Puis le désintérêt, devenu désaveu, s’est manifesté également en 2002 et 2007 avec l’élection et la réélection d’un indépendant à la tête du pays, l’émergence et le succès des candidatures indépendantes aux législatives et, après, aux municipales de 2004 et 2009.
Le désintérêt, mué en mépris, atteint le summum lorsque le peuple a vu les responsables politiques voler vers la table présidentielle et s’agglutiner comme des mouches autour du «gâteau national» au nom d’une gestion consensuelle du pouvoir. Cela dure depuis dix ans et tue tout véritable débat ouvert et sincère sur les grandes questions de la nation.
Désintérêt, désaveu et mépris
Désintérêt, désaveu et mépris parce qu’au lieu de joutes électorales, la seule guerre qui vaille d’être menée par le peuple, qui l’a compris, c’est la lutte pour le développement intégré et durable. Une guerre dont les principales batailles sont celles de la paix, de la cohésion sociale, de l’unité nationale, de l’intégrité territoriale, de la sécurité.
La classe politique a-t-elle compris la leçon pour en tirer les enseignements nécessaires ? En tout cas, calculs électoraux ou pas, elle a manifesté son soutien aux autorités, a rencontré le président de la République, lui a proposé ses bons offices et recommandé de chercher le dialogue et les négociations. Deux de ses bons élèves, Tiébilé Dramé du PARENA et Choguel K. Maïga du MPR, ont été chargés de trouver une issue heureuse à l’insécurité dans le nord. Un plan de sortie de crise a aussitôt été présenté et débattu dans l’enceinte de l’Assemblée nationale, le 06 février, avant d’être soumis à l’ensemble de la classe politique, le lendemain.

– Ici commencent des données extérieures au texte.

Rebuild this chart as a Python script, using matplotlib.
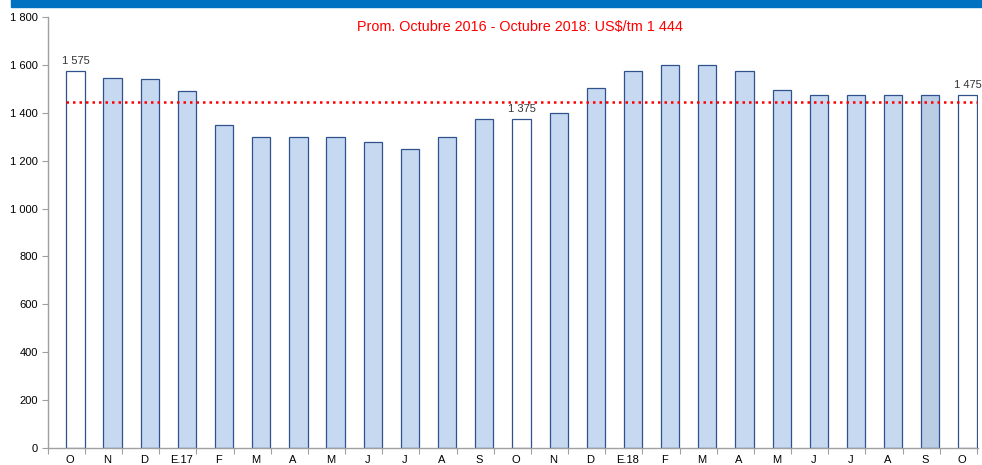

Quand le document aura l’aval du chef de l’Etat, il sera largement diffusé à leurs bases par les responsables politiques. Ces bases, c’est le peuple, seul souverain qui pourrait adopter et s’approprier le Plan.

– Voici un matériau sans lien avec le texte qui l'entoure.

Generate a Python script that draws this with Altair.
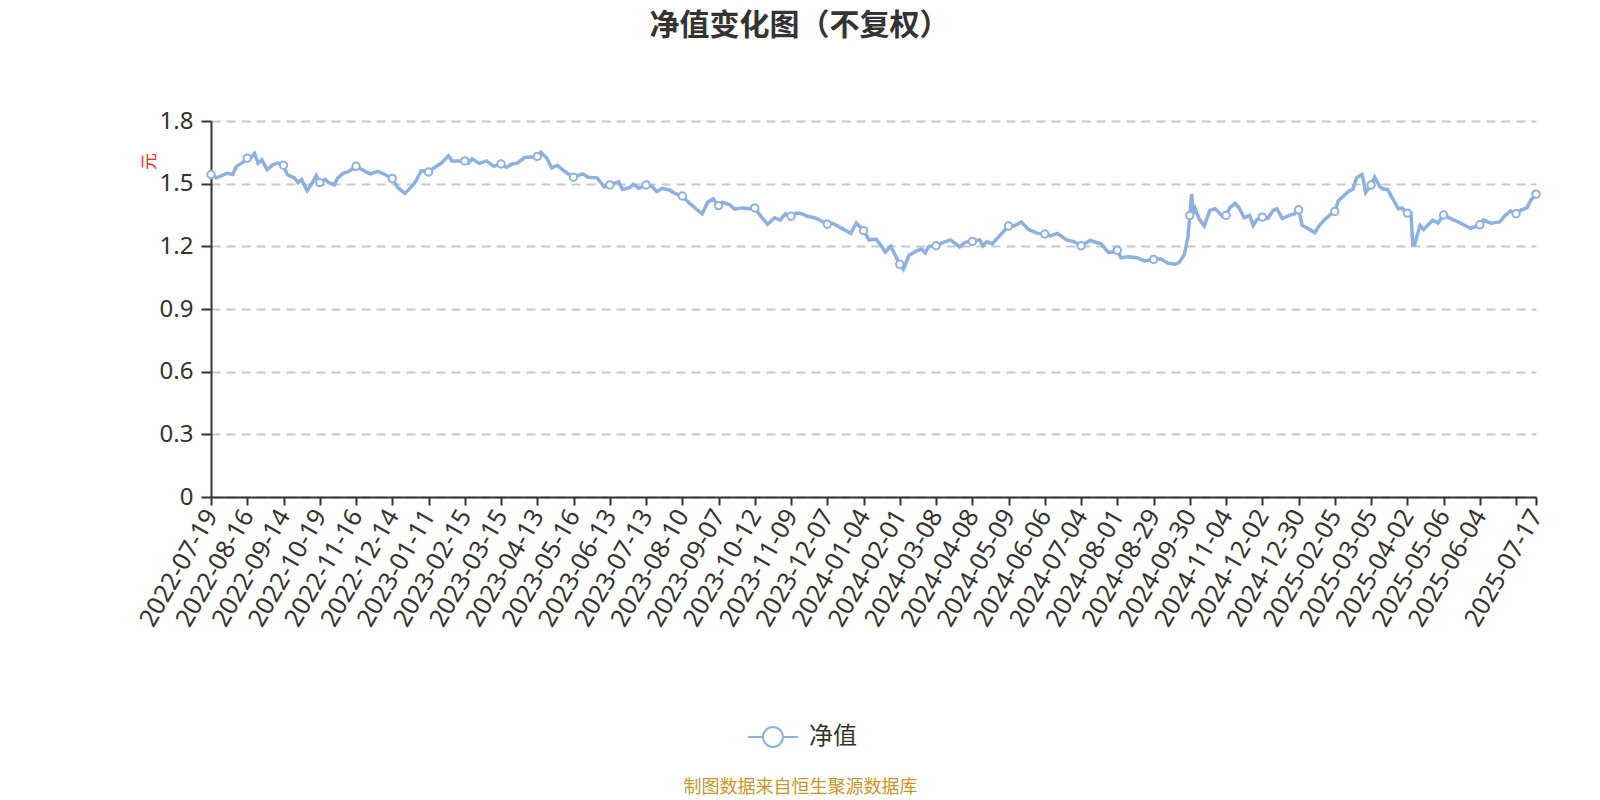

Or, comme par hasard, les trois candidats partisans qui arrivent en tête des sondages (financés et organisés l’on ne sait comment) sont issus de l’Adema PASJ. Ce parti avait en main tous les rouages de l’Etat et était sûr de gagner toutes les élections lorsque les autorités ont signé le Pacte national le 11 avril 1992. Et quand l’Accord d’Alger a été signé le 4 juillet 2006, le PASJ était toujours largement majoritaire alors que l’Assemblée nationale était présidée par Ibrahim Boubacar Kéita du RPM. Il n’est un secret pour personne que la signature de ces deux documents est à la base de toutes les revendications touarègues parce que déjà à l’époque, les autorités étaient sûres et certaines de ne pouvoir satisfaire à toutes ces exigences. Prétexte tout trouvé pour les bandits armés.

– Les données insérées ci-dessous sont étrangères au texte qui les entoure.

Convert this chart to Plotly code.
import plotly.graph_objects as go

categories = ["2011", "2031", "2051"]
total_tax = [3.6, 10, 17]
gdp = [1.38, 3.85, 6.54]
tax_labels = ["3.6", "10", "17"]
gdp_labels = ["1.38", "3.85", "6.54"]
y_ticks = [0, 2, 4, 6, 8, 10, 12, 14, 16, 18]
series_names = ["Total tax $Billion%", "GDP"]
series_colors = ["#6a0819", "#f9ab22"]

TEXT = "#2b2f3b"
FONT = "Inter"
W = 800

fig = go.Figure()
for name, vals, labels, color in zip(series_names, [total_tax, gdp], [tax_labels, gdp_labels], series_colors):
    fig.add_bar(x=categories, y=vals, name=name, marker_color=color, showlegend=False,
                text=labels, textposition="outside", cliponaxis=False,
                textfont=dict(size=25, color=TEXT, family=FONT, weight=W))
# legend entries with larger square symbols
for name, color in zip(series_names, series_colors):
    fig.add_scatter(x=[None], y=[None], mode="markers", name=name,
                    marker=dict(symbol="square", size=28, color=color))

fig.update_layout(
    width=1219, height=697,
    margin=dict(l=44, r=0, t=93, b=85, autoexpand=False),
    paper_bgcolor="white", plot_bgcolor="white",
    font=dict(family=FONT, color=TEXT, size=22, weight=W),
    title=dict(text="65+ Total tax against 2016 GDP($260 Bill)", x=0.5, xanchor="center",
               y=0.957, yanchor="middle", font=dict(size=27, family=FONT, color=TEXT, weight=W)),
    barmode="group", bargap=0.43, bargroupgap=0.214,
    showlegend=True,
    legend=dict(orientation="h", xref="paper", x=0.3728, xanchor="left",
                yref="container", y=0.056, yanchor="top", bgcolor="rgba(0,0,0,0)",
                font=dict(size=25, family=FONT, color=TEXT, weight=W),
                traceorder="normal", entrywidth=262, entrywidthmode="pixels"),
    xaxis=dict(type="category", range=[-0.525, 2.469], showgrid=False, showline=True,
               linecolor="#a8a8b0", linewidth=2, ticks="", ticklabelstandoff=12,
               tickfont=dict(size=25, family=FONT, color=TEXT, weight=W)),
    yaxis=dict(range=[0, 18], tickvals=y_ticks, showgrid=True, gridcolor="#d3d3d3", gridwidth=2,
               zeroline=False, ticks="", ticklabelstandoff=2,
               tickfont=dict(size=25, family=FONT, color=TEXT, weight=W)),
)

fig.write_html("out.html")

A contrario, et toujours comme par hasard, des deux leaders politiques auteurs du plan, l’un, Tiébilé Dramé, s’est toujours insurgé contre la signature de l’Accord d’Alger. Son parti est le seul de la place à s’inquiéter continuellement de la situation précaire dans le nord malien. Et même au-delà puisque le PARENA a invité au Mali des experts et spécialistes de plusieurs pays sur la question de l’insécurité dans l’ensemble de la bande sahélo saharienne.
Par ailleurs, Tiébilé Dramé et Choguel Maïga, ne se faisant aucune illusion sur leurs chances d’accéder à Koulouba ne sont pas encore candidats à la prochaine présidentielle. Leur distance vis-à-vis de cette élection devient un avantage pour la mise en œuvre et la réussite du Plan.
Une réussite primordiale et nécessaire pour que le peuple, enfin débarrassé de ses peurs, écoute à nouveau les balivernes électoralistes.